I cannot thank you all enough for voting, for reading, for crying with me, laughing with me and for holding my hand throughout this year.
Without the support of my beautiful Irish one, my bestest friends (you know who you are) and each and every reader, I wouldn’t have done it. Which sounds twee but its true.
One of my readers, Liska from new mum online, looked surprised when I thanked her for a comment she left on my blog, six months ago. I was actually shocked she was surprised as honest to god I remember each and every one, you have all got me through it. And that is the truth.
Sally, thankyou for organizing this event and for giving me hope and allowing me to come face to face with some absolute diamonds, meet and discover so many amazing blogs and for the doorman (Nice touch.) The event was great, the hotel (ignoring the dodgy golden girls) was beautiful, the canapé’s looked amazing (I was too busy drinking) and the doorman was fit. (Did I mention him already?)

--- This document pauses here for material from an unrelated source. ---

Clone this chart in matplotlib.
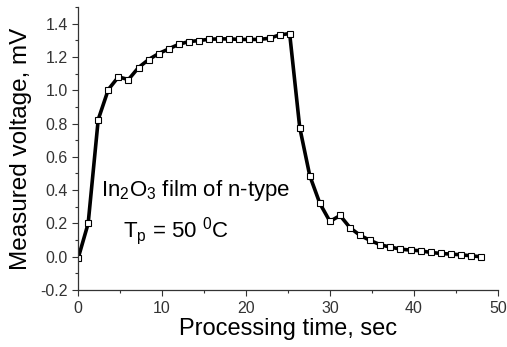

WELL DONE TO ALL THE WINNERS and to EVERYBODY WHO WAS NOMINATED. WE ARE ALL FECKING WINNERS COS WE ALL ROCKED IT LAST NIGHT AND FOR THE LAST YEAR!!
I CANT BELIEVE I WON!!! (honestly still smacked in the gob, especially with the quality of the blogs and ladies I was up against!)
Heading back in to the hotel room, a lot more worse for wear and feeling a little sick from the permanent and natural high I now seemed to be floating on, I climbed in to bed and gave the three skanky amigos girls, with the perfect bodies, about to do it with the light on (!!!), the middle finger.
‘You may be slim, smoking and carefree but I’m an award winner’ I slur in to the pillow.
And promptly fall asleep with half a cheese sandwich and the cherished trophy stuck to the side of my face.
*(It’s not just me is it? Twin room? Nipple tassle? RANDOM.)